Highly trained staffers inside the nondescript facility ensure over four million people and two million commercial customers statewide continue receiving electricity. The centrally located, heavily secured building (address withheld) functions like a government’s emergency operation center during storms.

The DCC features showers, kitchens, bunks – anything one might need for an extended stay during dangerous conditions. Its operators work rotating 12-hour shifts and conduct a thorough technological stress test before June 1.

Mark Ward, DCC supervisor, said the facility’s staff ensures the electric grid’s reliability “is where it needs to be.” He said self-healing technology allows them to condense what was once a two-hour outage into a 30-minute inconvenience for 400 customers rather than 2,000.

“It’s big for our customers, it’s big for our local businesses,” Ward told the Catalyst. “We say we’re a technology company that supplies power. Because that’s what we are – we’re big into tech.”

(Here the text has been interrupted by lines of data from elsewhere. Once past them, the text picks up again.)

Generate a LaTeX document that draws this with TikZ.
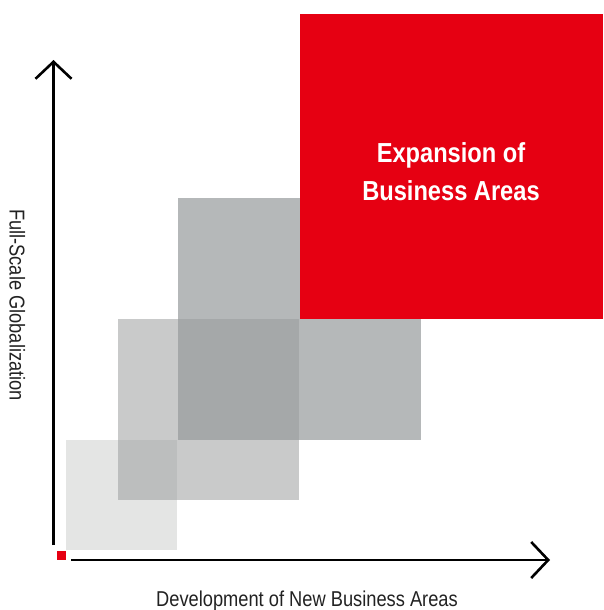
\documentclass[tikz,border=0pt]{standalone}
\usepackage{fontspec}
\usetikzlibrary{arrows.meta}
\newfontfamily\titlefont[FakeStretch=0.86]{Liberation Sans}
\newfontfamily\labelfont[FakeStretch=0.85]{Liberation Sans}
\definecolor{redbox}{HTML}{E60012}
\definecolor{gA}{HTML}{E4E5E4}
\definecolor{gB}{HTML}{C9CACA}
\definecolor{gC}{HTML}{B5B8B9}
\definecolor{gAB}{HTML}{BCBEBE}
\definecolor{gBC}{HTML}{A5A8A9}
\definecolor{axistext}{HTML}{222222}
\tikzset{
  axisline/.style={line width=2.6pt, draw=black, -{Straight Barb[length=17pt,width=36pt,line width=2.6pt]}},
  axislabel/.style={font=\labelfont\fontsize{21.5}{24}\selectfont, text=axistext, inner sep=0pt},
  titletext/.style={font=\titlefont\bfseries\fontsize{27.5}{30}\selectfont, text=white, inner sep=0pt, anchor=base}
}
\begin{document}
\begin{tikzpicture}[x=1pt,y=-1pt]
\useasboundingbox (0,0) rectangle (603,610);
% boxes
\fill[gA] (66,440) rectangle (177,550);
\fill[gB] (118,319) rectangle (299,500);
\fill[gC] (178,198) rectangle (421,440);
\fill[gAB] (118,440) rectangle (177,500);
\fill[gBC] (178,319) rectangle (299,440);
\fill[redbox] (300,14) rectangle (603,319);
% origin marker
\fill[redbox] (57,551) rectangle (66,560);
% axes
\coordinate (ybot) at (53.5,545);
\coordinate (ytop) at (53.5,60);
\coordinate (xleft) at (71,560);
\coordinate (xright) at (550,560);
\draw[axisline] (ybot) -- (ytop);
\draw[axisline] (xleft) -- (xright);
% texts
\node[titletext] (title1) at (451,162) {Expansion of};
\node[titletext] (title2) at (451,200) {Business Areas};
\node[axislabel, anchor=base] (xlabel) at (307,606) {Development of New Business Areas};
\node[axislabel, rotate=-90, anchor=base] (ylabel) at (9.5,305) {Full-Scale Globalization};
\end{tikzpicture}
\end{document}
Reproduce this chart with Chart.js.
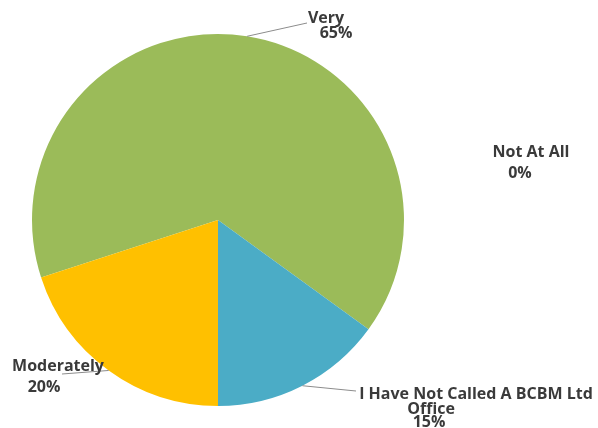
<!DOCTYPE html>
<html>
<head>
<meta charset="utf-8">
<script src="https://cdn.jsdelivr.net/npm/chart.js@4"></script>
<style>
    html, body { margin: 0; padding: 0; background: #fff; }
    #wrap { width: 598px; height: 428px; }
</style>
</head>
<body>
<div id="wrap"><canvas id="pie-chart"></canvas></div>
<script>
const categories = ['Very', 'Not At All', 'I Have Not Called A BCBM Ltd Office', 'Moderately'];
const percents = [65, 0, 15, 20];
const sliceColors = ['#9BBB59', '#C0504D', '#4BACC6', '#FFC000'];

// where each label sits (line texts, centre points) and where its leader line ends
const labelSpots = [
    { lines: [['Very', 326, 18], ['65%', 336, 33]], lineTo: [307, 23] },
    { lines: [['Not At All', 531, 152], ['0%', 520, 173]], lineTo: null },
    { lines: [['I Have Not Called A BCBM Ltd', 476, 394], ['Office', 431, 409], ['15%', 429, 422]], lineTo: [356, 391] },
    { lines: [['Moderately', 58, 366], ['20%', 44, 387]], lineTo: [62, 374] }
];

const pieLabels = {
    id: 'pieLabels',
    afterDraw(chart) {
        const c = chart.ctx;
        const meta = chart.getDatasetMeta(0);
        c.save();
        meta.data.forEach((arc, i) => {
            const spot = labelSpots[i];
            if (spot.lineTo) {
                const mid = (arc.startAngle + arc.endAngle) / 2;
                const sx = arc.x + Math.cos(mid) * arc.outerRadius;
                const sy = arc.y + Math.sin(mid) * arc.outerRadius;
                c.strokeStyle = '#8c8c8c';
                c.lineWidth = 1;
                c.beginPath();
                c.moveTo(sx, sy);
                c.lineTo(spot.lineTo[0], spot.lineTo[1]);
                c.stroke();
            }
            c.fillStyle = '#3a3a3a';
            c.font = 'bold 16px "Open Sans", sans-serif';
            c.textAlign = 'center';
            c.textBaseline = 'middle';
            spot.lines.forEach(l => c.fillText(l[0], l[1], l[2]));
        });
        c.restore();
    }
};

new Chart(document.getElementById('pie-chart'), {
    type: 'pie',
    data: {
        labels: categories,
        datasets: [{
            data: percents,
            backgroundColor: sliceColors,
            borderWidth: 0
        }]
    },
    options: {
        responsive: true,
        maintainAspectRatio: false,
        animation: false,
        rotation: 252,
        layout: { padding: { top: 34, bottom: 22, left: 32, right: 194 } },
        plugins: {
            legend: { display: false },
            tooltip: { enabled: false }
        }
    },
    plugins: [pieLabels]
});
</script>
</body>
</html>
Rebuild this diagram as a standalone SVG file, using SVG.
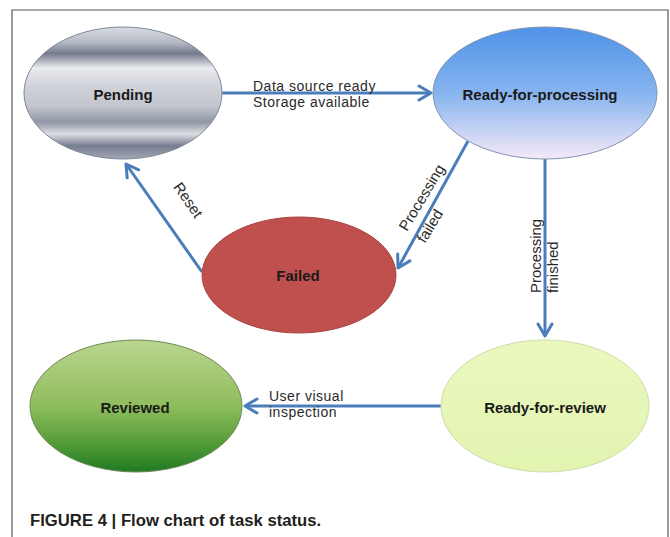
<svg xmlns="http://www.w3.org/2000/svg" width="670" height="537" viewBox="0 0 670 537">
<style>
.lbl{font-family:"Liberation Sans",Arial,sans-serif;font-size:15px;font-weight:bold;fill:#1a1a1a;text-anchor:middle}
.edge{font-family:"Liberation Sans",Arial,sans-serif;font-size:15px;fill:#2a2a2a}
.edge2{font-family:"Liberation Sans",Arial,sans-serif;font-size:14px;letter-spacing:0.5px;fill:#2a2a2a}
.conn{stroke:#4a7ebb;stroke-width:3;fill:none}
.cap{font-family:"Liberation Sans",Arial,sans-serif;font-size:16.7px;font-weight:bold;fill:#231f20}
</style>
<defs>
<linearGradient id="gPend" x1="0" y1="0" x2="0" y2="1">
<stop offset="0" stop-color="#d9dce3"/>
<stop offset="0.12" stop-color="#b3b8c3"/>
<stop offset="0.2" stop-color="#737a8d"/>
<stop offset="0.31" stop-color="#eaebef"/>
<stop offset="0.45" stop-color="#d0d2d9"/>
<stop offset="0.6" stop-color="#c2c5cd"/>
<stop offset="0.72" stop-color="#9197a6"/>
<stop offset="0.81" stop-color="#dcdee3"/>
<stop offset="0.9" stop-color="#767d90"/>
<stop offset="1" stop-color="#a3a8b5"/>
</linearGradient>
<linearGradient id="gRfp" x1="0" y1="0" x2="0" y2="1">
<stop offset="0" stop-color="#4f93e8"/>
<stop offset="0.5" stop-color="#86b4ef"/>
<stop offset="1" stop-color="#f6e9f7"/>
</linearGradient>
<linearGradient id="gRev" x1="0" y1="0" x2="0" y2="1">
<stop offset="0" stop-color="#bad58f"/>
<stop offset="0.5" stop-color="#8fbd5c"/>
<stop offset="0.8" stop-color="#4f9a36"/>
<stop offset="1" stop-color="#1f7a22"/>
</linearGradient>
<linearGradient id="gRfr" x1="0" y1="0" x2="0" y2="1">
<stop offset="0" stop-color="#eaf8bf"/>
<stop offset="1" stop-color="#e2f4b0"/>
</linearGradient>
<marker id="arr" markerUnits="userSpaceOnUse" markerWidth="18" markerHeight="18" viewBox="0 0 18 18" refX="15" refY="9" orient="auto">
<path d="M3,2 L15,9 L3,16" fill="none" stroke="#4a7ebb" stroke-width="3" stroke-linecap="round" stroke-linejoin="round"/>
</marker>
</defs>
<rect x="0" y="0" width="670" height="537" fill="#ffffff"/>
<path d="M12,537 L12,10 L668,10 L668,537" fill="none" stroke="#555555" stroke-width="1.2"/>

<g id="connectors">
<path class="conn" d="M222,93 L431,93" marker-end="url(#arr)"/>
<path class="conn" d="M468,141 L398,268" marker-end="url(#arr)"/>
<path class="conn" d="M202,272 L126,164" marker-end="url(#arr)"/>
<path class="conn" d="M545,159 L545,336" marker-end="url(#arr)"/>
<path class="conn" d="M441,406 L245,406" marker-end="url(#arr)"/>
<text class="edge2" x="253" y="90.5">Data source ready</text>
<text class="edge2" x="253" y="106.5">Storage available</text>
<text class="edge" transform="translate(184,203) rotate(55)" text-anchor="middle">Reset</text>
<text class="edge" transform="translate(407,232) rotate(-59)">Processing</text>
<text class="edge" transform="translate(425,244) rotate(-59)">failed</text>
<text class="edge" transform="translate(541,293) rotate(-90)">Processing</text>
<text class="edge" transform="translate(558,293) rotate(-90)">finished</text>
<text class="edge2" x="269" y="401">User visual</text>
<text class="edge2" x="269" y="417">inspection</text>
</g>

<g id="pending">
<ellipse cx="123" cy="93" rx="99" ry="66" fill="url(#gPend)" stroke="#7f8798" stroke-width="1"/>
<text class="lbl" x="123" y="100">Pending</text>
</g>
<g id="ready-for-processing">
<ellipse cx="545" cy="93" rx="112" ry="66" fill="url(#gRfp)" stroke="#8294b4" stroke-width="1"/>
<text class="lbl" x="540" y="100">Ready-for-processing</text>
</g>
<g id="failed">
<ellipse cx="299" cy="275" rx="97" ry="58" fill="#c0504d" stroke="#a94442" stroke-width="1"/>
<text class="lbl" x="298" y="281">Failed</text>
</g>
<g id="reviewed">
<ellipse cx="136" cy="406" rx="106" ry="66" fill="url(#gRev)" stroke="#6f8a5a" stroke-width="1"/>
<text class="lbl" x="135" y="413">Reviewed</text>
</g>
<g id="ready-for-review">
<ellipse cx="545" cy="406" rx="104" ry="66" fill="url(#gRfr)" stroke="#cfdca8" stroke-width="1"/>
<text class="lbl" x="545" y="413">Ready-for-review</text>
</g>

<text class="cap" x="30" y="526">FIGURE 4 | Flow chart of task status.</text>
</svg>
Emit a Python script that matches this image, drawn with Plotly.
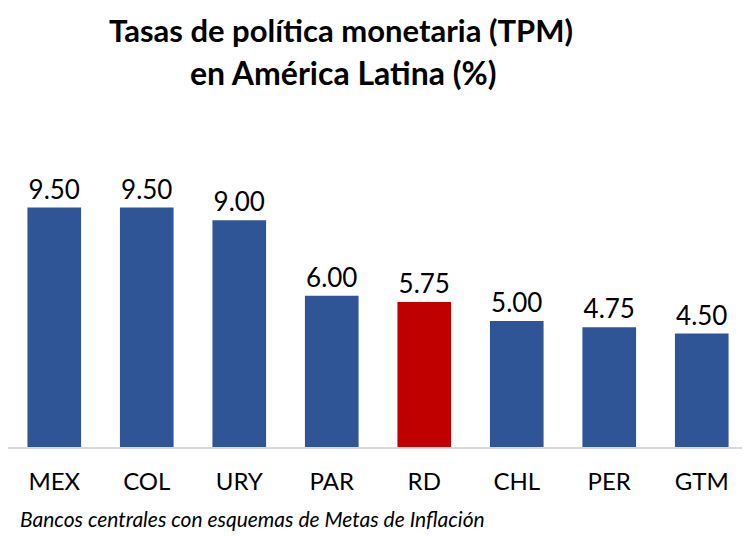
import plotly.graph_objects as go

paises = ["MEX", "COL", "URY", "PAR", "RD", "CHL", "PER", "GTM"]
tasas = [9.50, 9.50, 9.00, 6.00, 5.75, 5.00, 4.75, 4.50]
colores = ["#2F5597" if p != "RD" else "#C00000" for p in paises]

FONT = "Lato, Open Sans, sans-serif"
L, R, T, B = 0, 10, 150, 97
W, H = 750, 536
pw, ph = W - L - R, H - T - B

def px_x(x):
    return (x - L) / pw

def px_y(y):
    return (H - B - y) / ph

fig = go.Figure(go.Bar(
    x=paises, y=tasas,
    marker=dict(color=colores, line=dict(width=0)),
    width=0.58,
    text=[f"{v:.2f}" for v in tasas],
    textposition="outside",
    textfont=dict(family=FONT, size=26, color="#000000"),
    cliponaxis=False,
))

fig.update_layout(
    width=W, height=H,
    margin=dict(l=L, r=R, t=T, b=B, autoexpand=False),
    paper_bgcolor="white", plot_bgcolor="white",
    showlegend=False,
    xaxis=dict(
        showline=True, linecolor="#D9D9D9", linewidth=1.5,
        ticks="", showgrid=False, ticklabelstandoff=12,
        tickfont=dict(family=FONT, size=24, color="#000000"),
    ),
    yaxis=dict(range=[0, ph / 25.2], visible=False, showgrid=False),
    annotations=[
        dict(text="<b>Tasas de política monetaria (TPM)</b>",
             xref="paper", yref="paper", x=px_x(333), y=px_y(22),
             xanchor="center", yanchor="middle", showarrow=False,
             font=dict(family=FONT, size=31, color="#000000")),
        dict(text="<b>en América Latina (%)</b>",
             xref="paper", yref="paper", x=px_x(335), y=px_y(65),
             xanchor="center", yanchor="middle", showarrow=False,
             font=dict(family=FONT, size=32, color="#000000")),
        dict(text="<i>Bancos centrales con esquemas de Metas de Inflación</i>",
             xref="paper", yref="paper", x=px_x(10), y=px_y(510),
             xanchor="left", yanchor="middle", showarrow=False,
             font=dict(family=FONT, size=21, color="#000000")),
    ],
)

fig.write_html("out.html")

He explained that Duke is now maximizing the systems’ benefits. That includes the self-healing tech, which automatically detects outages and allows operators to reroute electricity before receiving customer calls.

The nascent system helped save over 200 million outage minutes through Hurricanes Ian, Nicole and Idalia. The technology assists over 70% of Florida and 75% of Pinellas County customers.

The Mobile Command Center features several workstations that allow Duke officials to direct operations and communicate with the Distribution Control Center.

Ward said the system also helps provide residents with immediate and frequent timeline updates. Communications specialist Audrey Stasko said automation will continue fostering efficiency.

She noted that Duke once deployed workers to inspect every line. In addition to the self-healing system, Duke now uses drones rather than helicopters to discern damage. While someone must still review that footage, Stasko said AI would “one day, not far away” automate the entire process.

However, human capital still propels the utility’s resiliency and recovery efforts. Seixas said Duke has storm-hardened over 40,000 poles since 2021, and 48% of primary power lines are underground.

The company has recently completed over 4,000 miles of tree trimming maintenance around distribution lines and 600 miles of planned transmission work. Line technician Matt Richardson said the job provides “a huge sense of pride” that outweighs the often harsh conditions and time away from family.

“There’s no word for it, and I say there’s no word for it because it’s painful to see the destruction after a storm,” Richardson added. “But you know you’re there when people need you the most. You’re helping rebuild lives.”

He said customers “love us after a big storm.” However, Richardson noted that gratitude is typically elusive when crews make noise in backyards while completing maintenance under blue skies. “Just know that we’re there because of our commitment to provide safe, reliable service that you depend on 24/7,” he said.